Bagikan:

JAKARTA - Eksodus besar-besaran ke negara maju diramalkan akan terjadi pada 2050. Penelitian terbaru Institute for Economics and Peace (IEP) menyebut sejumlah hal yang akan jadi pemicu pergerakan manusia itu, mulai dari pertumbuhan populasi yang tak terkendali, bencana alam, hingga kurangnya akses terhadap air dan makanan.

Melansir Reuters, Rabu, 9 September, perkiraan itu diyakini oleh IEP karena melihat realita populasi dunia yang semakin meningkat. Tercatat, total populasi dunia akan mencapai sepuluh miliar pada tahun 2050.

Oleh sebab itu, perebutan sumber daya yang memicu konflik jadi hal yang tak dapat dihindari. Sebab, penelitian tersebut menunjukkan sebuah konflik dapat menyebabkan 1,2 miliar orang yang tinggal di daerah rentan, seperti Afrika, Asia Tengah, dan Timur Tengah, yang mungkin dipaksa mengungsi pada tahun 2050.

Fakta di atas bukanlah pepesan kosong belaka.

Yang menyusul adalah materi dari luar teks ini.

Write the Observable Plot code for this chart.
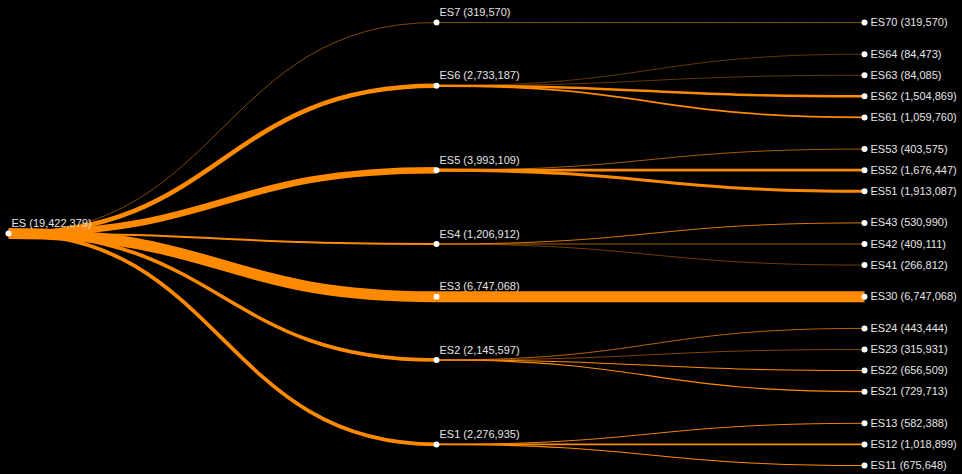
<!DOCTYPE html>
<html>
<head>
<meta charset="utf-8">
<script src="https://cdn.jsdelivr.net/npm/d3@7"></script>
<script src="https://cdn.jsdelivr.net/npm/@observablehq/plot@0.6"></script>
<style>
  html, body { margin: 0; padding: 0; background: #000; }
  #chart { width: 962px; height: 474px; }
</style>
</head>
<body>
<div id="chart"></div>
<script>
// Node paths (tree order, top to bottom) and population values
const paths = [
  "ES",
  "ES/ES7", "ES/ES7/ES70",
  "ES/ES6", "ES/ES6/ES64", "ES/ES6/ES63", "ES/ES6/ES62", "ES/ES6/ES61",
  "ES/ES5", "ES/ES5/ES53", "ES/ES5/ES52", "ES/ES5/ES51",
  "ES/ES4", "ES/ES4/ES43", "ES/ES4/ES42", "ES/ES4/ES41",
  "ES/ES3", "ES/ES3/ES30",
  "ES/ES2", "ES/ES2/ES24", "ES/ES2/ES23", "ES/ES2/ES22", "ES/ES2/ES21",
  "ES/ES1", "ES/ES1/ES13", "ES/ES1/ES12", "ES/ES1/ES11"
];
const values = [
  19422379,
  319570, 319570,
  2733187, 84473, 84085, 1504869, 1059760,
  3993109, 403575, 1676447, 1913087,
  1206912, 530990, 409111, 266812,
  6747068, 6747068,
  2145597, 443444, 315931, 656509, 729713,
  2276935, 582388, 1018899, 675648
];

const fmt = d3.format(",");
const table = paths.map((p, i) => ({
  id: p,
  parentId: p.includes("/") ? p.slice(0, p.lastIndexOf("/")) : null,
  value: values[i],
  label: `${p.split("/").pop()} (${fmt(values[i])})`
}));

const root = d3.stratify().id((d) => d.id).parentId((d) => d.parentId)(table);
d3.tree()
  .nodeSize([1, 1])
  .separation((a, b) => (a.parent === b.parent ? 1 : 1.5))(root);

const nodes = root.descendants();
const links = root.links();

const chart = Plot.plot({
  width: 962,
  height: 474,
  marginLeft: 8,
  marginRight: 98,
  marginTop: 22,
  marginBottom: 9,
  style: {background: "#000", fontFamily: "'Liberation Sans', Arial, sans-serif"},
  x: {axis: null},
  y: {axis: null, reverse: true},
  marks: [
    Plot.link(links, {
      x1: (l) => l.source.y,
      y1: (l) => l.source.x,
      x2: (l) => l.target.y,
      y2: (l) => l.target.x,
      curve: "bump-x",
      stroke: "#ff8a00",
      strokeWidth: (l) => Math.max(0.4, l.target.data.value * 1.63e-6)
    }),
    Plot.dot(nodes, {x: "y", y: "x", fill: "#fff", r: 3}),
    Plot.text(nodes.filter((n) => !n.children), {
      x: "y", y: "x",
      text: (n) => n.data.label,
      textAnchor: "start",
      dx: 6,
      fill: "#e4e4e4",
      fontSize: 11
    }),
    Plot.text(nodes.filter((n) => n.children), {
      x: "y", y: "x",
      text: (n) => n.data.label,
      textAnchor: "start",
      dx: 3,
      dy: -10,
      fill: "#e4e4e4",
      fontSize: 11
    })
  ]
});
document.getElementById("chart").appendChild(chart);
</script>
</body>
</html>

Pada 2019, contohnya. Di tahun itu telah terjadi pengungsian sekitar 30 juta orang yang disebabkan oleh faktor ekologi dan konflik, di mana sederet pengungsi banyak berasal dari negara berkembang.

“Ini akan memiliki dampak sosial dan politik yang besar, tidak hanya di negara berkembang, tetapi juga di negara maju karena perpindahan massal akan menyebabkan arus pengungsi yang lebih besar ke negara-negara paling maju,” kata pendiri IEP, Steve Killelea.

Killelea menambahkan bahwa dunia sekarang hanya memiliki 60 persen lebih sedikit air bersih, dibanding 50 tahun yang lalu. Sementara, permintaan akan makanan diperkirakan akan naik 50 persen dalam 30 tahun ke depan, yang sebagian besar didorong oleh perluasan kelas menengah di Asia.

Kendati demikian ancaman tersebut IEP bagi dalam dua kategori besar. Pertama, ancaman karena kerawanan pangan, kelangkaan air, dan pertumbuhan populasi. Kedua, ancaman yang berasal dari bencana alam termasuk banjir, kekeringan, angin topan, beserta naiknya permukaan air laut.

Negara paling terancam

IEP juga menyebut negara yang paling terancam kelangkaan air dalam beberapa dekade mendatang, antara lain India dan China. Sisanya akan menghadapi ancaman ekologis parah, antara lain seperti Pakistan, Iran, Kenya, dan Madagaskar.

"Negara-negara ini secara luas sekarang tetapi memiliki resiko yang tinggi terhadap ancaman ekologis, yang berarti mereka berada pada risiko keruntuhan yang lebih tinggi di masa depan," ungkap laporan tersebut.

Seperti diketahui, IEP merupakan sebuah wadah pemikir yang banyak berbicara perihal terorisme dan perdamaian dunia. Penelitian mereka kali ini telah membantu khalayak luas untuk melihat negara mana yang memiliki resiko paling tinggi terkena ancaman ekologi.